Check this page out see if you can wade through it. He seems to describe how poor FR (variations in Q) causes distortions, yet at the end he states a truth in that you need comprehensive EQ capability to address all the peaks/dips you will find. To simplify that would mean to me you pick smooth drivers or invest in a 31 band at minimum. On the other hand he somewhat discounts focusing on the importance of this particular type of distortion alone, but in essence he is talking about Fr anyway.

IMHO I have no doubt you need significant EQ power for great SQ in a car so it depends on what you are doing. I am not going to invest in the equipment and time to do detailed tuning in my daily driver, a show car sure I would. So for me I'd rather do more install work to use better FR drivers and use more common limited EQ capable equipment that keeps it more simple, economical, and less problems overall. I can still be involved in the system design because I am capable of install, I can still buy a huge EQ and put it in if I want. On the other hand if you have install limitations in driver size/placement/etc, you will have little choice but to use more EQ. You can work on the install to do some things, but that is ignoring all the issues in the car environment such as reflections (though EQ can't always deal with some of these issues).

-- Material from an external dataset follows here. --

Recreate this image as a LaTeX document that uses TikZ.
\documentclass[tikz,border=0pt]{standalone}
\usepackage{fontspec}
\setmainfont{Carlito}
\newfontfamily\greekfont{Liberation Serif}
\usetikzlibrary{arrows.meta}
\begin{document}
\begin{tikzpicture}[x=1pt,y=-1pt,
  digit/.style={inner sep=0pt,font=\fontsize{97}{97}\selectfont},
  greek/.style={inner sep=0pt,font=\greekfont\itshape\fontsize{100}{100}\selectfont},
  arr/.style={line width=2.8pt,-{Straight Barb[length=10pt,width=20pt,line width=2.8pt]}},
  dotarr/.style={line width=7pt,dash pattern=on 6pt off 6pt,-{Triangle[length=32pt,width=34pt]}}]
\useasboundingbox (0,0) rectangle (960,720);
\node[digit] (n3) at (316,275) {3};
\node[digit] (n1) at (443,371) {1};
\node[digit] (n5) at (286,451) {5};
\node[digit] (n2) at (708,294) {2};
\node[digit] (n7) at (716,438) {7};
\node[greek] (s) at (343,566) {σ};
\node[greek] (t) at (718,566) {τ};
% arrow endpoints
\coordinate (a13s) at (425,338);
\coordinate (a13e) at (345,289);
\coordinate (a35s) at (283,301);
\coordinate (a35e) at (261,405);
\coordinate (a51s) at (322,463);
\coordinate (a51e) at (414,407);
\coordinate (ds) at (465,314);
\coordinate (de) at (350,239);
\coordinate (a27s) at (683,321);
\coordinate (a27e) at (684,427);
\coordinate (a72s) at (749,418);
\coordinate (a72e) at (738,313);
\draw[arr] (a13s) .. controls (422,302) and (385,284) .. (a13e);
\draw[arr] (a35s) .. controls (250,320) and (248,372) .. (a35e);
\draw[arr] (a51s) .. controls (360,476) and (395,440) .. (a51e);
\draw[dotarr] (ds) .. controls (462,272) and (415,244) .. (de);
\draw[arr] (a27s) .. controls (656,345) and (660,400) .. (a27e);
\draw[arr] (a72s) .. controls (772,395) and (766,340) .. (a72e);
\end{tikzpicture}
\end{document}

I put IB 15s in my car because in part they play pretty flat to under 30Hz with no EQ. They also fit requirements of maximum trunk space and this car I could do IB. These things are great to live with compared to the quad 12s IB in there previous that needed significant EQ and xover to play a similar FR. But how many people can fit a sub setup that does that? A large ported could, only a special sealed could though some cars may have the cabin gain to make it so while this car was weak on the bottom using various boxes I tried. If I messed any of this post up I'm sure I can count on you guys to correct me lol.